Le président Ruto a lui-même une réputation sulfureuse, marquée par des accusations passées de corruption, d’appropriation de terres et de détournement de fonds, tandis que son vice-président, Rigathi Gachagua, a été condamné à quelques jours de la présidentielle à rembourser environ 1,7 million de dollars dans une affaire de corruption.
Dans son éditorial du 7 septembre, le quotidien The Standard a exhorté le nouveau président à nommer « des hommes et femmes intègres » dans son gouvernement.
L’ONG Transparency International classait le Kenya au 128e rang sur 180 dans son classement en 2021 sur la perception de la corruption, évoquant une lutte qui avait « stagné » dans le pays.

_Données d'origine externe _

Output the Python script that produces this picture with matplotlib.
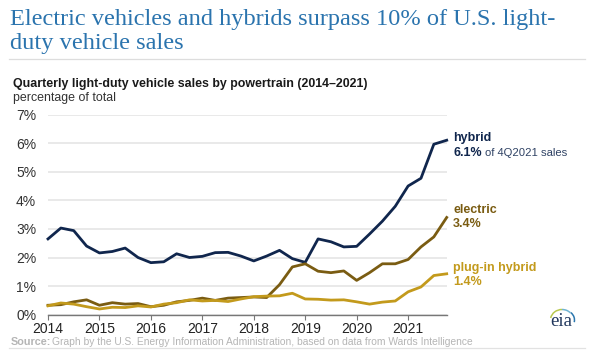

Quelle diplomatie dans la région ?
Le président sortant Uhuru Kenyatta a consacré une partie de son second mandat à jouer les médiateurs en Afrique de l’Est, réchauffant les relations avec la Somalie voisine, s’impliquant dans la crise en République démocratique du Congo et accueillant des pourparlers entre le Soudan et l’Éthiopie.
Les partenaires du Kenya attendent désormais de voir l’attitude qu’adoptera la nouvelle administration dans un pays considéré comme un allié de confiance et un havre de stabilité démocratique dans une région tourmentée.
Pour les analystes, le sujet brûlant est la reprise des combats fin août dans le nord de l’Éthiopie entre forces progouvernementales et rebelles tigréens, après une trêve de cinq mois.
Le président Kenyatta avait proposé d’accueillir à Nairobi des négociations pour mettre fin au conflit qui dure depuis près de deux ans. Dimanche, les rebelles se sont dit d’accord pour une médiation de l’Union africaine, comme le demandait le gouvernement éthiopien.